PROVIDED DATA

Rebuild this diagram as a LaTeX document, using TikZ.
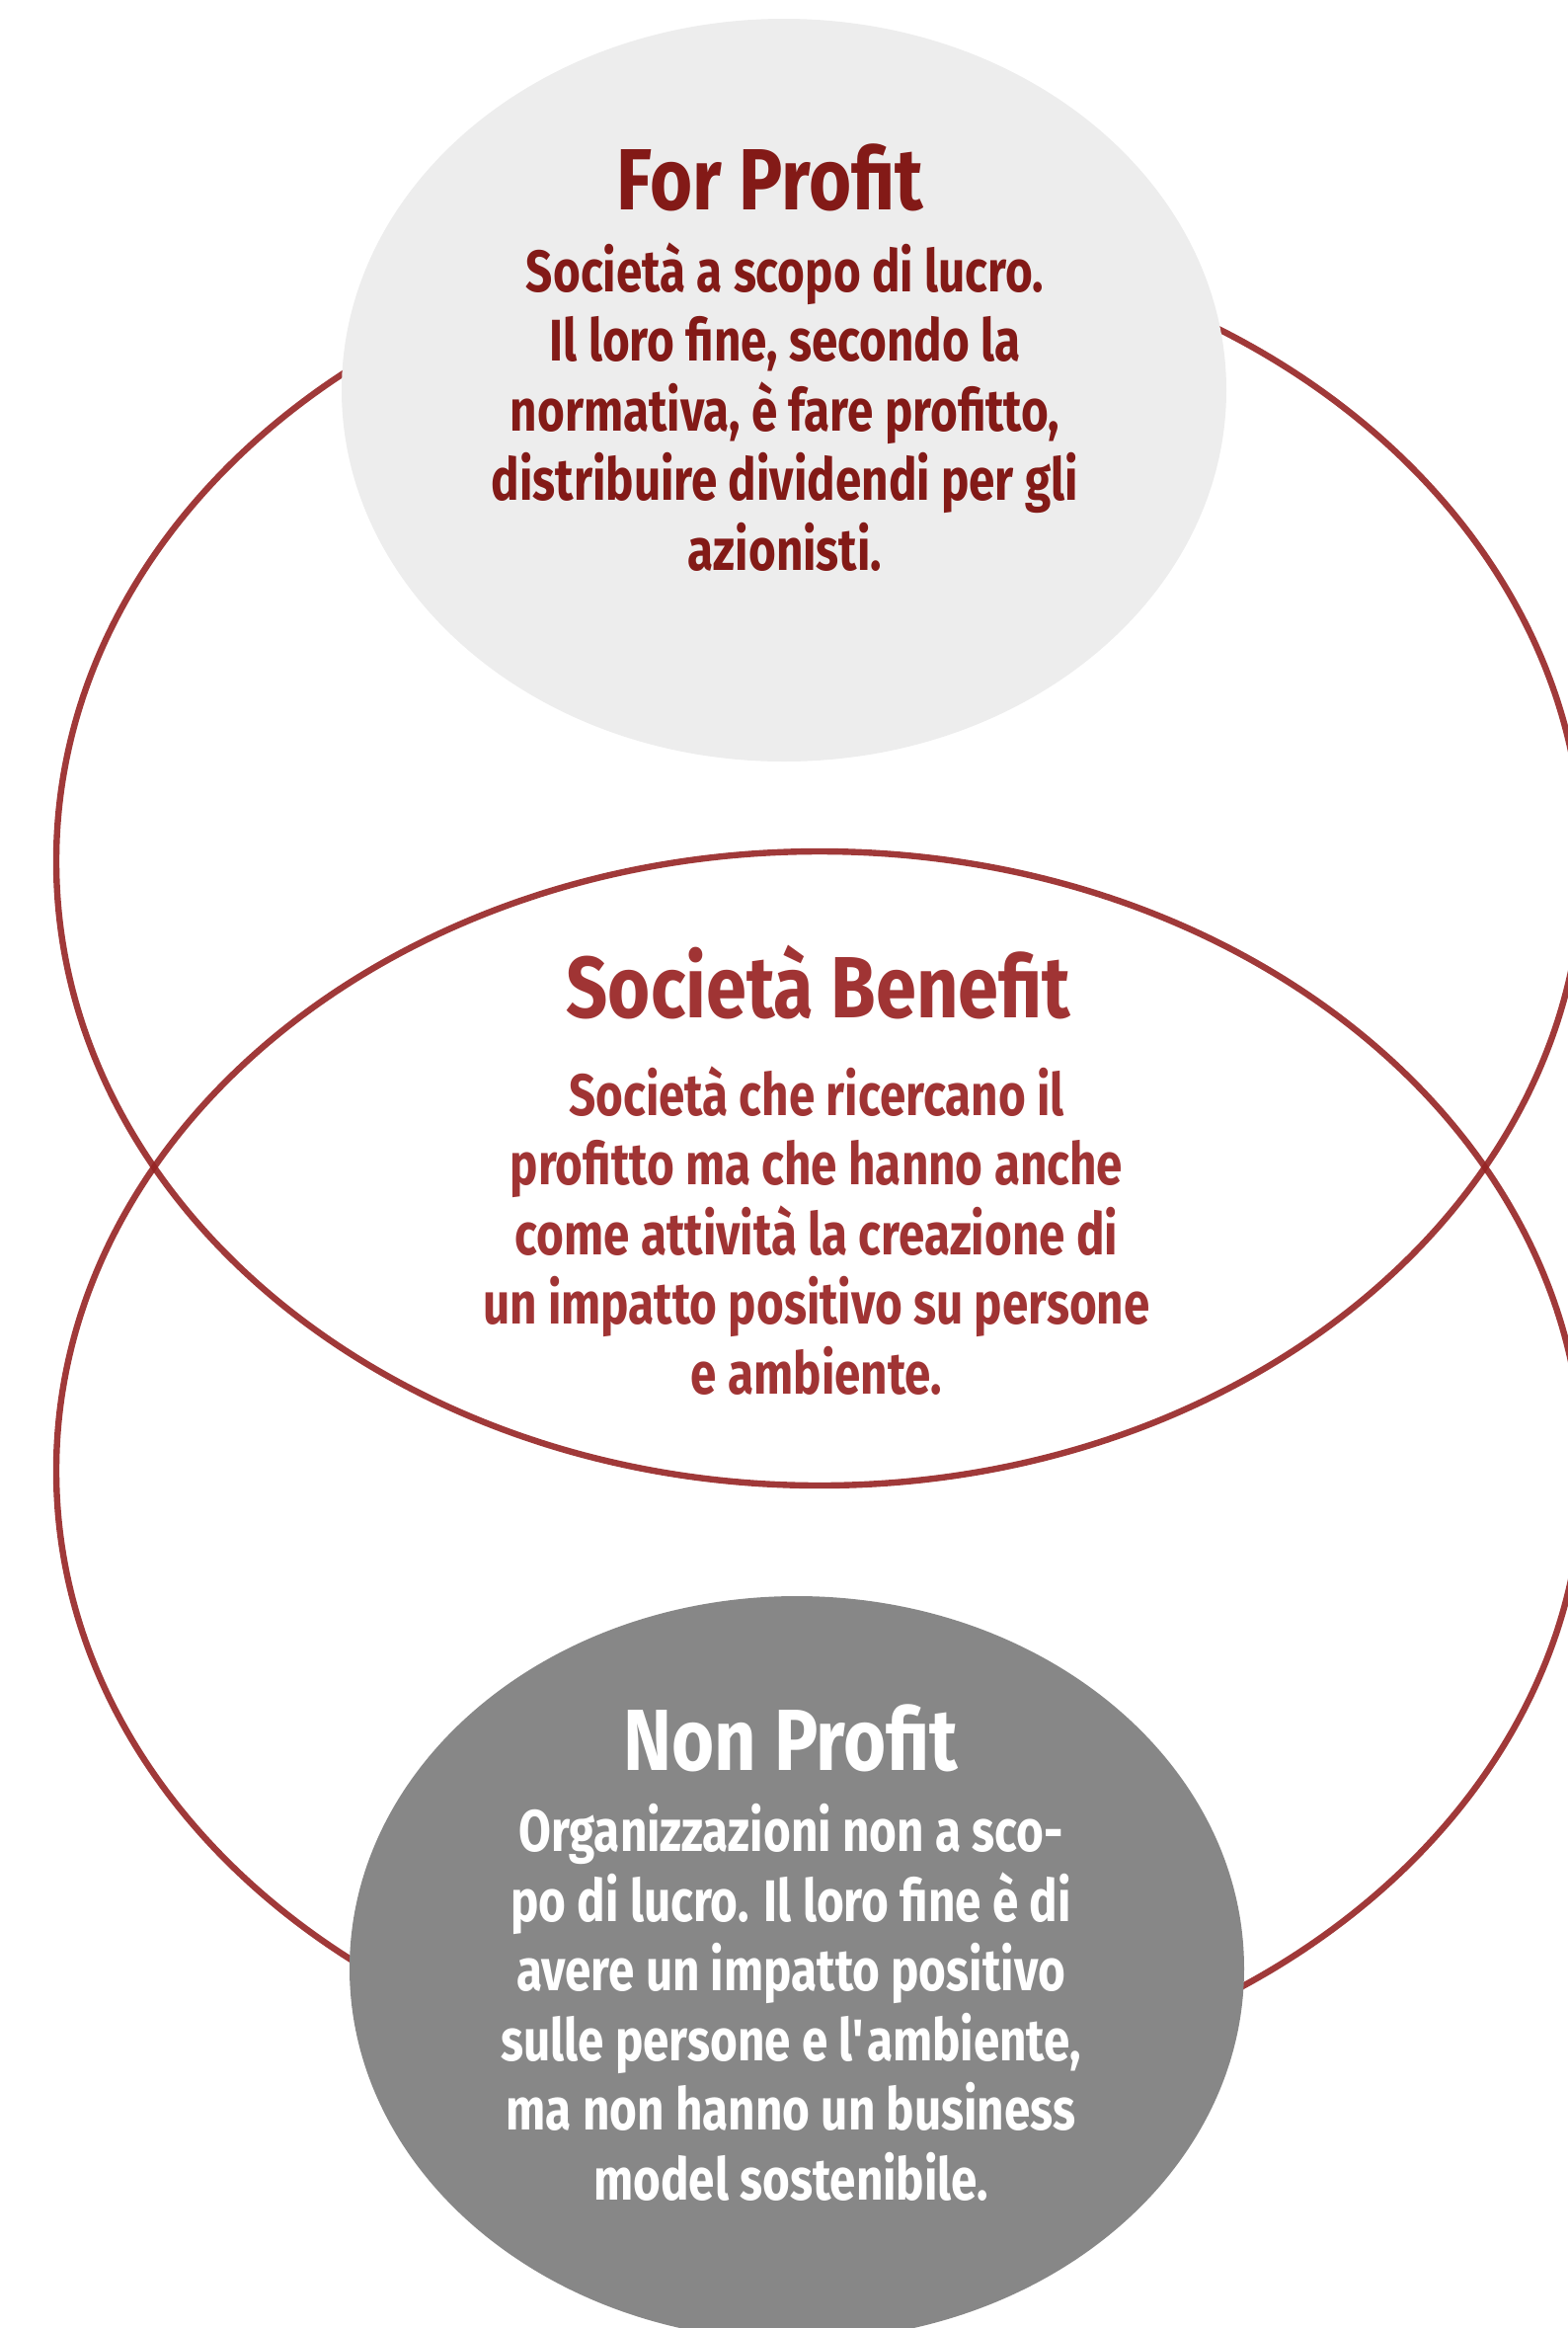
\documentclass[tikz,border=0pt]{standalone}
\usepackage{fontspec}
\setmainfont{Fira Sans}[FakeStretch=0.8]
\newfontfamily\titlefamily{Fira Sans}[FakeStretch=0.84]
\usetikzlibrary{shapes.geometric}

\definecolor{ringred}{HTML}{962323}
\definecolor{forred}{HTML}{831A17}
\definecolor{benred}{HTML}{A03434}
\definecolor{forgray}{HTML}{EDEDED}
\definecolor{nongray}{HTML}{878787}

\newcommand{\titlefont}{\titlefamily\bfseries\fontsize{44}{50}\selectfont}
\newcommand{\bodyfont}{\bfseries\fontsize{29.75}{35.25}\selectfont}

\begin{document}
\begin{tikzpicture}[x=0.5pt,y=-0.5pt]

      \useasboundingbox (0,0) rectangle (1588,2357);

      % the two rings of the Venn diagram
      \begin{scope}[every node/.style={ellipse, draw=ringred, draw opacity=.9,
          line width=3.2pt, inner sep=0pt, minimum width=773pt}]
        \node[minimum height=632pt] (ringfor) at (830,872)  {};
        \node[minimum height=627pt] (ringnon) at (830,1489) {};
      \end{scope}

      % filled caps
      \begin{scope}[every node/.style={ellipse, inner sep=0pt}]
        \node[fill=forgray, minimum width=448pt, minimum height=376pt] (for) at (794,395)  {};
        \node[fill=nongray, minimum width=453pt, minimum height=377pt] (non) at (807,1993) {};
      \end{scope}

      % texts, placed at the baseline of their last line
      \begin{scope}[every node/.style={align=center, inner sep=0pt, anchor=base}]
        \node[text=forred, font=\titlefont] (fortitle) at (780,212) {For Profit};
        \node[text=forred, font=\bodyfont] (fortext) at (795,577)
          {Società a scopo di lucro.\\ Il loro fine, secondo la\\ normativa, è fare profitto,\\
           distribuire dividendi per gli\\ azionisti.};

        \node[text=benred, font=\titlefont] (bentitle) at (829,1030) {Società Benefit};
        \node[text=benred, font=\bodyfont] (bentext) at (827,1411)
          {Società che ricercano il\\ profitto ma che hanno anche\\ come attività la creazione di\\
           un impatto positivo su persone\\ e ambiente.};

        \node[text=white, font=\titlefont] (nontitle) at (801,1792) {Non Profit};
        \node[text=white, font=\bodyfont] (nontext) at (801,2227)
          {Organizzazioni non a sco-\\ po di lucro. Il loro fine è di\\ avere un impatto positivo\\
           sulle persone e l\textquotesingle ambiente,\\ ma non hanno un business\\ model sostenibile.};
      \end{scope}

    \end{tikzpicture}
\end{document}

REQUIRED TASK
Return only the lines running from the top of the data to the line that holds "distribuire dividendi per". Include both of those lines, but skip the pictures.

WRITTEN RESPONSE
Rebuild this diagram as a LaTeX document, using TikZ.
\documentclass[tikz,border=0pt]{standalone}
\usepackage{fontspec}
\setmainfont{Fira Sans}[FakeStretch=0.8]
\newfontfamily\titlefamily{Fira Sans}[FakeStretch=0.84]
\usetikzlibrary{shapes.geometric}

\definecolor{ringred}{HTML}{962323}
\definecolor{forred}{HTML}{831A17}
\definecolor{benred}{HTML}{A03434}
\definecolor{forgray}{HTML}{EDEDED}
\definecolor{nongray}{HTML}{878787}

\newcommand{\titlefont}{\titlefamily\bfseries\fontsize{44}{50}\selectfont}
\newcommand{\bodyfont}{\bfseries\fontsize{29.75}{35.25}\selectfont}

\begin{document}
\begin{tikzpicture}[x=0.5pt,y=-0.5pt]

      \useasboundingbox (0,0) rectangle (1588,2357);

      % the two rings of the Venn diagram
      \begin{scope}[every node/.style={ellipse, draw=ringred, draw opacity=.9,
          line width=3.2pt, inner sep=0pt, minimum width=773pt}]
        \node[minimum height=632pt] (ringfor) at (830,872)  {};
        \node[minimum height=627pt] (ringnon) at (830,1489) {};
      \end{scope}

      % filled caps
      \begin{scope}[every node/.style={ellipse, inner sep=0pt}]
        \node[fill=forgray, minimum width=448pt, minimum height=376pt] (for) at (794,395)  {};
        \node[fill=nongray, minimum width=453pt, minimum height=377pt] (non) at (807,1993) {};
      \end{scope}

      % texts, placed at the baseline of their last line
      \begin{scope}[every node/.style={align=center, inner sep=0pt, anchor=base}]
        \node[text=forred, font=\titlefont] (fortitle) at (780,212) {For Profit};
        \node[text=forred, font=\bodyfont] (fortext) at (795,577)
          {Società a scopo di lucro.\\ Il loro fine, secondo la\\ normativa, è fare profitto,\\
           distribuire dividendi per gli\\ azionisti.};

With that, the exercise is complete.